Tea is a domain specific programming language that automates statistical test selection and execution. Tea is currently written in/for Python.
Tea has an academic research paper.
Users provide 5 pieces of information:
- the dataset of interest,
- the variables in the dataset they want to analyze,
- the study design (e.g., independent, dependent variables),
- the assumptions they make about the data based on domain knowledge(e.g., a variable is normally distributed), and
- a hypothesis.
Tea then "compiles" these into logical constraints to select valid statistical tests. Tests are considered valid if and only if all the assumptions they make about the data (e.g., normal distribution, equal variance between groups, etc.) hold. Tea then finally executes the valid tests.
Tea currently provides a module to conduct Null Hypothesis Significance Testing (NHST).

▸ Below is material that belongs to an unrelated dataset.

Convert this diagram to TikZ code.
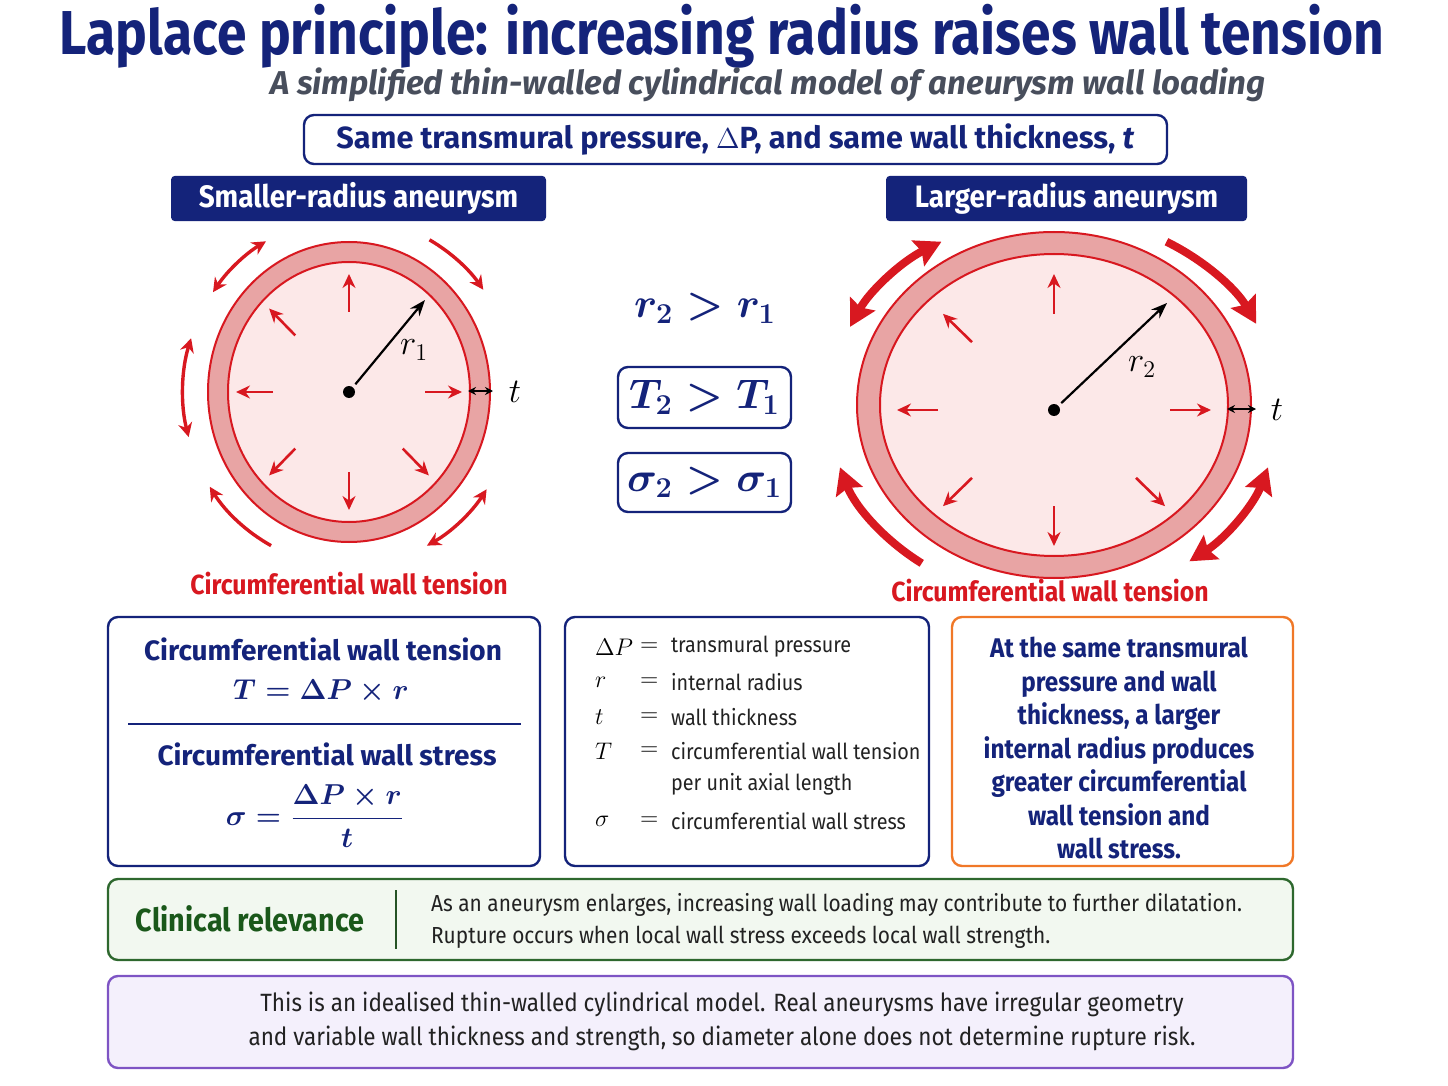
\documentclass[tikz,border=0pt]{standalone}
\usepackage{amsmath}
\usepackage{fontspec}
\setmainfont{Fira Sans}[FakeStretch=0.90]
\newfontfamily\titlefont{Fira Sans}[FakeStretch=0.86]
\newfontfamily\widefont{Fira Sans}[FakeStretch=1.0]
\usetikzlibrary{arrows.meta,positioning}

\definecolor{navy}{RGB}{20,35,122}
\definecolor{wallred}{RGB}{216,24,32}
\definecolor{wallfill}{RGB}{232,164,164}
\definecolor{lumenfill}{RGB}{252,232,232}
\definecolor{subgrey}{RGB}{72,78,92}
\definecolor{boxorange}{RGB}{240,120,40}
\definecolor{boxgreen}{RGB}{46,104,46}
\definecolor{greenfill}{RGB}{242,248,240}
\definecolor{greentext}{RGB}{26,88,26}
\definecolor{boxpurple}{RGB}{126,84,196}
\definecolor{purplefill}{RGB}{244,240,252}
\definecolor{inkgrey}{RGB}{34,34,34}

\begin{document}
\begin{tikzpicture}[x=0.5pt,y=0.5pt,
    maintitle/.style={font=\titlefont\bfseries\fontsize{31}{36}\selectfont,text=navy},
    subtitle/.style={font=\widefont\bfseries\itshape\fontsize{16.5}{20}\selectfont,text=subgrey},
    framebox/.style={draw=navy,line width=1.2pt,rounded corners=5pt,fill=white},
    tagbox/.style={fill=navy,rounded corners=2pt,text=white,
        font=\bfseries\fontsize{15.5}{18}\selectfont,minimum width=187.5pt,minimum height=20.5pt},
    headtext/.style={font=\widefont\bfseries\fontsize{14}{17}\selectfont,text=navy},
    redlabel/.style={font=\bfseries\fontsize{13.8}{16}\selectfont,text=wallred},
    wall/.style={draw=wallred,line width=1pt,fill=wallfill},
    lumen/.style={draw=wallred,line width=1pt,fill=lumenfill},
    parrow/.style={wallred,line width=1.3pt,-{Stealth[length=7pt,width=6.5pt]}},
    radarrow/.style={line width=1.1pt,-{Stealth[length=8pt,width=6pt]}},
    tarrow/.style={line width=1pt,{Stealth[length=4pt,width=4pt]}-{Stealth[length=4pt,width=4pt]}},
    tens/.style={wallred,line width=1.7pt},
    bigtens/.style={wallred,line width=4pt},
    onetip/.style={arrows={-Stealth[length=7pt,width=7pt]}},
    twotips/.style={arrows={Stealth[length=7pt,width=7pt]-Stealth[length=7pt,width=7pt]}},
    bigonetip/.style={arrows={-Stealth[length=13pt,width=14pt,inset=2pt]}},
    bigtwotips/.style={arrows={Stealth[length=13pt,width=14pt,inset=2pt]-Stealth[length=13pt,width=14pt,inset=2pt]}},
    mathtext/.style={font=\fontsize{14.5}{17}\selectfont\boldmath,text=navy},
    cmptext/.style={text=navy,font=\fontsize{20}{24}\selectfont\boldmath},
    legsym/.style={font=\fontsize{12.5}{15}\selectfont,anchor=west,text=black},
    legtext/.style={font=\fontsize{11}{15}\selectfont,anchor=west,text=inkgrey,align=left},
  ]
  \useasboundingbox (0,0) rectangle (1448,-1086);

  % heading
  \node[maintitle] (title) at (722,-36) {Laplace principle: increasing radius raises wall tension};
  \node[subtitle] (sub) at (768,-85) {A simplified thin-walled cylindrical model of aneurysm wall loading};
  \node[framebox,font=\widefont\bfseries\fontsize{15.3}{18}\selectfont,text=navy,
        minimum width=431.5pt,minimum height=24.5pt] (same) at (735.5,-139.5)
    {Same transmural pressure, $\Delta$P, and same wall thickness, \textit{t}};

  % smaller radius
  \node[tagbox] (tagS) at (358.5,-198.5) {Smaller-radius aneurysm};
  \coordinate (c1) at (349,-392);
  \draw[wall] (c1) ellipse [x radius=141,y radius=150];
  \draw[lumen] (c1) ellipse [x radius=121,y radius=130];
  \foreach \a in {0,90,135,...,315}
    \draw[parrow] ([shift={(\a:76 and 80)}]c1) -- ([shift={(\a:113 and 118)}]c1);
  \draw[radarrow,shorten <=5pt] (c1) -- ++(76,92) coordinate (r1end);
  \fill (c1) circle [radius=6];
  \node[font=\fontsize{17}{20}\selectfont] (r1) at (414,-350) {$r_1$};
  \coordinate (t1a) at (468,-391);
  \coordinate (t1b) at (493,-391);
  \draw[tarrow] (t1a) -- (t1b);
  \node[font=\fontsize{17}{20}\selectfont] (t1) at (515,-392) {$t$};
  % tension arcs
  \draw[tens,twotips] ([shift={(145:166 and 174)}]c1) arc [start angle=145,end angle=120,x radius=166,y radius=174];
  \draw[tens,onetip] ([shift={(61:166 and 174)}]c1) arc [start angle=61,end angle=36,x radius=166,y radius=174];
  \draw[tens,twotips] ([shift={(162:166 and 174)}]c1) arc [start angle=162,end angle=195,x radius=166,y radius=174];
  \draw[tens,onetip] ([shift={(242:166 and 174)}]c1) arc [start angle=242,end angle=213,x radius=166,y radius=174];
  \draw[tens,twotips] ([shift={(326:166 and 174)}]c1) arc [start angle=326,end angle=298,x radius=166,y radius=174];
  \node[redlabel] (tenS) at (349,-584) {Circumferential wall tension};

  % larger radius
  \node[tagbox,minimum width=180.5pt] (tagL) at (1066.5,-198.5) {Larger-radius aneurysm};
  \coordinate (e2) at (1054,-405);
  \coordinate (c2) at (1054,-410);
  \draw[wall] (e2) ellipse [x radius=197,y radius=173];
  \draw[lumen] (e2) ellipse [x radius=174,y radius=151];
  \foreach \a in {0,90,135,...,315}
    \draw[parrow] ([shift={(\a:116 and 96)}]c2) -- ([shift={(\a:157 and 136)}]c2);
  \draw[radarrow,shorten <=5pt] (c2) -- ++(113,107) coordinate (r2end);
  \fill (c2) circle [radius=6];
  \node[font=\fontsize{17}{20}\selectfont] (r2) at (1142,-367) {$r_2$};
  \coordinate (t2a) at (1227,-409);
  \coordinate (t2b) at (1256,-409);
  \draw[tarrow] (t2a) -- (t2b);
  \node[font=\fontsize{17}{20}\selectfont] (t2) at (1277,-410) {$t$};
  \coordinate (c2t) at (1054,-408);
  \draw[bigtens,bigtwotips] ([shift={(155:225 and 192)}]c2t) arc [start angle=155,end angle=120,x radius=225,y radius=192];
  \draw[bigtens,bigonetip] ([shift={(60:225 and 192)}]c2t) arc [start angle=60,end angle=26,x radius=225,y radius=192];
  \draw[bigtens,bigonetip] ([shift={(234:225 and 192)}]c2t) arc [start angle=234,end angle=198,x radius=225,y radius=192];
  \draw[bigtens,bigtwotips] ([shift={(342:225 and 192)}]c2t) arc [start angle=342,end angle=307,x radius=225,y radius=192];
  \node[redlabel] (tenL) at (1050,-591) {Circumferential wall tension};

  % comparison
  \node[cmptext,font=\fontsize{21}{24}\selectfont\boldmath] (rcmp) at (705,-308) {$r_2 > r_1$};
  \node[framebox,cmptext,minimum width=86.5pt,minimum height=30.5pt] (Tcmp) at (704.5,-397.5) {$T_2 > T_1$};
  \node[framebox,cmptext,minimum width=86.5pt,minimum height=29.5pt] (scmp) at (704.5,-482.5) {$\sigma_2 > \sigma_1$};

  % formula box
  \draw[framebox] (108,-617) rectangle (540,-866);
  \node[headtext] (hT) at (323,-649) {Circumferential wall tension};
  \node[mathtext] (fT) at (321,-692) {$T = \Delta P \times r$};
  \draw[navy,line width=1.2pt] (128,-724) -- (521,-724);
  \node[headtext] (hS) at (327,-754) {Circumferential wall stress};
  \node[mathtext] (fS) at (315,-816) {$\sigma = \dfrac{\Delta P \times r}{t}$};

  % legend box
  \draw[framebox] (565,-617) rectangle (929,-866);
  \foreach \y/\s/\t in {647/\Delta P/transmural pressure, 682/r/internal radius,
      717/t/wall thickness, 751/T/circumferential wall tension, 821/\sigma/circumferential wall stress}{
    \node[legsym] at (588,-\y) {$\s$};
    \node[legsym] at (633,-\y) {$=$};
    \node[legtext] at (664,-\y) {\t};
  }
  \node[legtext] (perunit) at (664,-784) {per unit axial length};

  % conclusion box
  \draw[framebox,draw=boxorange] (952,-617) rectangle (1293,-866);
  \node[font=\bfseries\fontsize{13.5}{16.75}\selectfont,text=navy,align=center] (concl) at (1119,-748)
    {At the same transmural\\pressure and wall\\thickness, a larger\\internal radius produces\\greater circumferential\\wall tension and\\wall stress.};

  % clinical relevance
  \draw[line width=1.2pt,draw=boxgreen,fill=greenfill,rounded corners=5pt] (108,-879) rectangle (1293,-960);
  \node[font=\bfseries\fontsize{16}{18}\selectfont,text=greentext] (clin) at (250,-919) {Clinical relevance};
  \draw[boxgreen!80!black,line width=1pt] (396,-890) -- (396,-949);
  \node[legtext,font=\fontsize{11.6}{15}\selectfont] (clintext) at (424,-921)
    {As an aneurysm enlarges, increasing wall loading may contribute to further dilatation.\\[1pt]Rupture occurs when local wall stress exceeds local wall strength.};

  % caveat
  \draw[line width=1.2pt,draw=boxpurple,fill=purplefill,rounded corners=5pt] (108,-976) rectangle (1293,-1068);
  \node[font=\fontsize{12.5}{17}\selectfont,text=inkgrey,align=center] (caveat) at (722,-1021)
    {This is an idealised thin-walled cylindrical model. Real aneurysms have irregular geometry\\and variable wall thickness and strength, so diameter alone does not determine rupture risk.};
\end{tikzpicture}
\end{document}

Since Tea, we have developed Tisane for generalized mixed-effects models (for Python) and rTisane for generalized models (for R). Both author statistical models from higher-level conceptual models. The latest DSL for supporting generalized mixed-effects models that combines insights from both Tisane and rTisane is rTisanePy (for Python). Tea and the lessons we learned from developing and using it informed all of the above!
pip install tealang
See community examples here. If you have trouble using Tea with your use case, feel free to open an issue, and we'll try to help.
Step through a more guided, thorough documentation and a worked example.
For now, please cite:
article{JunEtAl2019:Tea,
title={Tea: A High-level Language and Runtime System for Automating Statistical Analysis},
author={Jun, Eunice and Daum, Maureen and Roesch, Jared and Chasins, Sarah E. and Berger, Emery D. and Just, Rene and Reinecke, Katharina},
journal={Proceedings of the 32nd Annual ACM Symposium on User Interface Software and Technology (UIST)},
year={2019}
}
Our constraint solver is based on statistical texts (see our paper for more info).
If you find any bugs, please create a Github issue or let us know (email Eunice at emjun [at] cs.ucla.edu)!
Please find more information at our website. Tea is a research prototype we have been trying our best to maintain and improve since 2019.
This is great! We're excited to have new collaborators. :)
To contribute code, please see docs and gudielines and open an issue or pull request.
If you want to use Tea for a project, talk about Tea's design, or anything else, please get in touch: emjun [at] cs.ucla.edu!
Please reach out! We are nice :) Email Eunice at emjun [at] cs.ucla.edu!
Python is a common language for data science. We hope Tea can easily integrate into user workflows.
Tea accepts data either as a CSV or a Pandas DataFrame. Tea asumes data is in "long format."